In both reservoirs, production from the
core areas is superior to that from the
noncore areas. The core area located in the center of Williston Basin has been known as the most oil-prolific location in the Bakken region in North Dakota [
3,
28,
29,
30]. Since the 1950s, oil has been produced there in the thickest, naturally fractured Middle Bakken formation in the Nesson anticline. One inexpensive vertical well drilled in the core area in the 1950s has had ultimate recovery of 200 kbbl, the same as a
$10 million hydrofractured horizontal well drilled in the Middle Bakken noncore area nowadays. The noncore areas are less productive because the three Bakken formations: Upper, Middle and Lower Bakken are pinching out upward (are thinner and less mature) near the edges of the Williston basin. Consequently, the noncore areas are producing more water than oil, with watercut exceeding 50% on average.

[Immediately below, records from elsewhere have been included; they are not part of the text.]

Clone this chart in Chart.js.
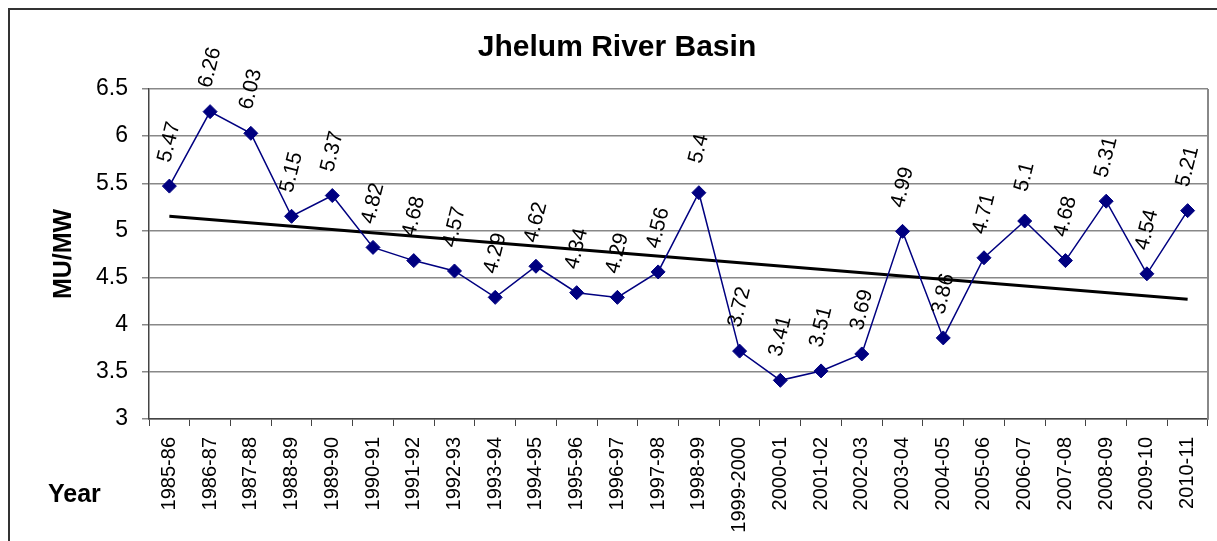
<!DOCTYPE html>
<html>
<head>
<meta charset="utf-8">
<script src="https://cdn.jsdelivr.net/npm/chart.js@4"></script>
<style>
    body { margin: 0; background: #fff; overflow: hidden; }
    #frame { position: absolute; left: 8px; top: 8px; width: 1230px; height: 560px; border: 2px solid #333; }
    #wrap { position: absolute; left: 0; top: 0; width: 1217px; height: 541px; }
</style>
</head>
<body>
<div id="frame"></div>
<div id="wrap"><canvas id="chart" width="1217" height="541"></canvas></div>
<script>
// Werte
const years = ['1985-86', '1986-87', '1987-88', '1988-89', '1989-90', '1990-91', '1991-92', '1992-93',
    '1993-94', '1994-95', '1995-96', '1996-97', '1997-98', '1998-99', '1999-2000', '2000-01', '2001-02',
    '2002-03', '2003-04', '2004-05', '2005-06', '2006-07', '2007-08', '2008-09', '2009-10', '2010-11'];
const muPerMw = [5.47, 6.26, 6.03, 5.15, 5.37, 4.82, 4.68, 4.57, 4.29, 4.62, 4.34, 4.29, 4.56, 5.4,
    3.72, 3.41, 3.51, 3.69, 4.99, 3.86, 4.71, 5.1, 4.68, 5.31, 4.54, 5.21];
const trendEnds = [5.15, 4.27];   // Trendlinie: Anfang und Ende
const yTicks = [3, 3.5, 4, 4.5, 5, 5.5, 6, 6.5];

const trendData = years.map((y, i) => i === 0 ? trendEnds[0] : (i === years.length - 1 ? trendEnds[1] : null));

// Rechter Rand der Zeichenfläche
const borderPlugin = {
    id: 'plotBorder',
    beforeDatasetsDraw(chart) {
        const a = chart.chartArea;
        const c = chart.ctx;
        c.save();
        c.strokeStyle = '#888';
        c.lineWidth = 2;
        c.beginPath();
        c.moveTo(a.right, a.top);
        c.lineTo(a.right, a.bottom);
        c.stroke();
        c.restore();
    }
};

// Titel, Achsentitel und gedrehte Datenbeschriftungen
const textPlugin = {
    id: 'texts',
    afterDatasetsDraw(chart) {
        const c = chart.ctx;
        c.save();
        c.fillStyle = '#000';
        c.textAlign = 'center';
        c.textBaseline = 'middle';
        c.font = 'bold 30px Arial, "Liberation Sans", sans-serif';
        c.fillText('Jhelum River Basin', 617, 48);

        c.font = 'bold 25px Arial, "Liberation Sans", sans-serif';
        c.textAlign = 'left';
        c.textBaseline = 'alphabetic';
        c.fillText('Year', 48, 502);

        c.save();
        c.translate(64, 254);
        c.rotate(-Math.PI / 2);
        c.textAlign = 'center';
        c.textBaseline = 'middle';
        c.fillText('MU/MW', 0, 0);
        c.restore();

        const meta = chart.getDatasetMeta(0);
        c.font = '21px Arial, "Liberation Sans", sans-serif';
        meta.data.forEach((pt, i) => {
            c.save();
            c.translate(pt.x, pt.y - 44);
            c.rotate(-76 * Math.PI / 180);
            c.textAlign = 'center';
            c.textBaseline = 'middle';
            c.fillText(String(muPerMw[i]), 0, 0);
            c.restore();
        });
        c.restore();
    }
};

const ctx = document.getElementById('chart').getContext('2d');
const jhelumChart = new Chart(ctx, {
    type: 'line',
    data: {
        labels: years,
        datasets: [{
            label: 'MU/MW',
            data: muPerMw,
            borderColor: '#000080',
            backgroundColor: '#000080',
            borderWidth: 1.5,
            pointStyle: 'rectRot',
            pointRadius: 7,
            pointBorderWidth: 1,
            tension: 0
        }, {
            label: 'Trend',
            data: trendData,
            borderColor: '#000',
            borderWidth: 3,
            pointRadius: 0,
            spanGaps: true,
            tension: 0
        }]
    },
    options: {
        responsive: false,
        animation: false,
        layout: { padding: { top: 89, right: 9, left: 0, bottom: 0 } },
        plugins: {
            legend: { display: false },
            title: { display: false },
            tooltip: { enabled: false }
        },
        scales: {
            x: {
                offset: true,
                grid: { offset: true, drawOnChartArea: false, tickLength: 7, color: '#444' },
                border: { color: '#444', width: 1.5 },
                ticks: {
                    autoSkip: false,
                    minRotation: 90,
                    maxRotation: 90,
                    padding: 11,
                    color: '#000',
                    font: { family: 'Arial, "Liberation Sans", sans-serif', size: 20 }
                },
                afterFit: function(scale) {
                    scale.height = 122;
                    scale.paddingLeft = 0;
                    scale.paddingRight = 0;
                }
            },
            y: {
                min: 3,
                max: 6.5,
                afterBuildTicks: function(scale) { scale.ticks = yTicks.map(v => ({ value: v })); },
                grid: { color: '#888', lineWidth: 1.5, tickLength: 7 },
                border: { color: '#444', width: 1.5 },
                ticks: {
                    padding: 14,
                    color: '#000',
                    font: { family: 'Arial, "Liberation Sans", sans-serif', size: 23 },
                    callback: v => String(v)
                },
                afterFit: function(scale) { scale.width = 149; }
            }
        }
    },
    plugins: [borderPlugin, textPlugin]
});
</script>
</body>
</html>
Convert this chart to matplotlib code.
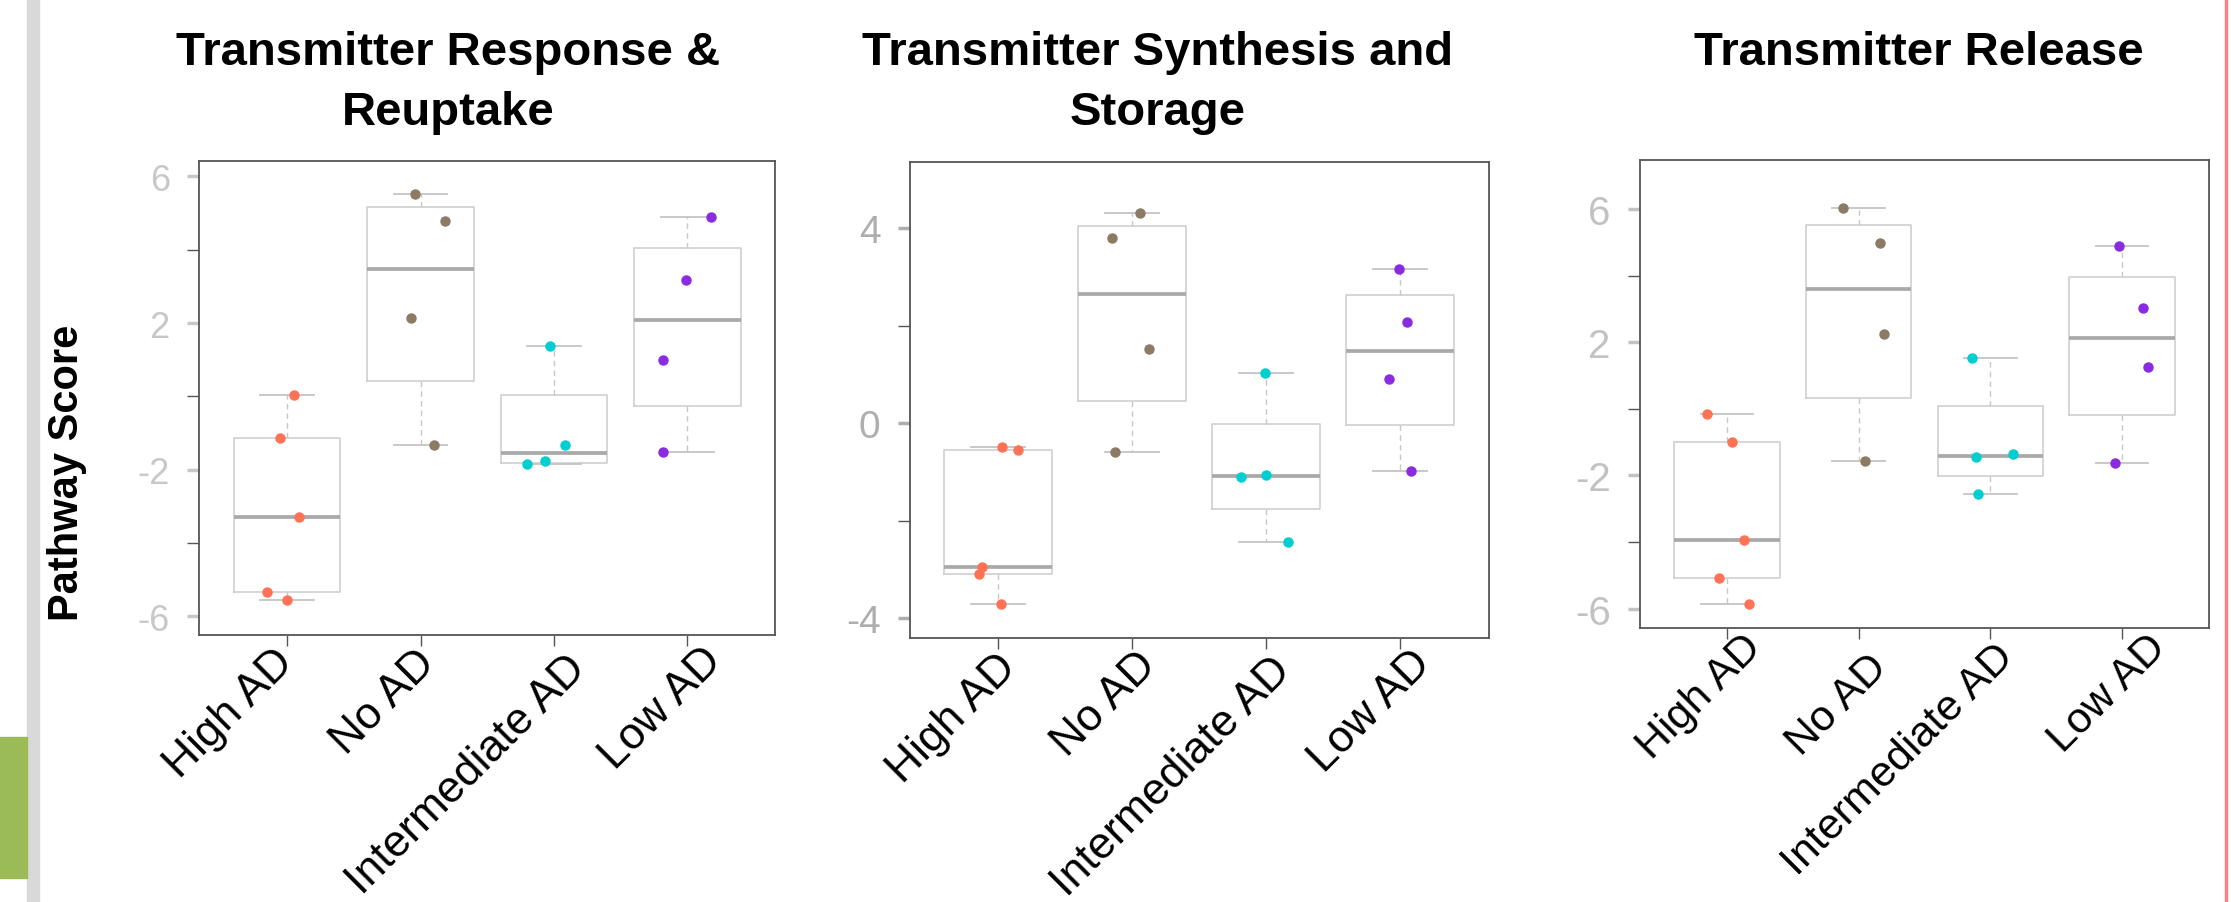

The newly completed wells have much higher initial oil rates than the older ones, because they have: (1) longer lateral lengths, (2) bigger hydraulic fractures and (3) more fracture stages [
22,
31,
32,
33,
34]. However, the newly completed wells decline faster and have essentially the same ultimate recovery as the older wells. The reasons for this behavior have been described elsewhere [
35]. Interestingly, in most cases, older wells completed in 2000–2012 have higher ultimate recovery than newer ones, even though their initial production rates are lower. These older wells might have been drilled in the best locations ever in the Bakken region. In addition, shorter lateral lengths and fewer fracture stages may help in maintaining a stable pressure drawdown and prevent reservoir degassing that is unfavorable for future production. For comparison, the average lateral length in 2005 was 5000 ft while the average lateral length in 2019 doubled to 10,000 ft. Historically, the number of hydrofracture stages in the Bakken has increased over time from 8 stages in 2007 [
36] to 18 stages in 2009 [
31], 35 stages in 2016 [
32] and to as many as 60 stages in 2019 [
33].
According to our records, more than 90% of the wells completed after 2017 are located in the core areas only. Operators have learned to drill only the best parts of the Williston Basin and avoid the less mature noncore areas. However, after calculating the infill potentials of all areas, we predict that by 2021 there will be no well locations left for future drilling in the core areas. Assuming a constant current drilling rate of 120 wells per month, the total field oil rate in the Bakken will reach record level of about 1.6 million bbl/d in 2021. Without further drilling, production will decline by one-half within a year. Later, operators will be forced to drill in the less productive, high watercut noncore areas along the edges of the Williston Basin. Our findings suggest that policy-makers should not assume that the shale oil boom in the Bakken will last for several decades longer. We recommend that operators not focus only on increasing the initial oil rate. Maintenance of reservoir pressure above the bubble point by preventing over-drilling is key to increasing ultimate oil recovery.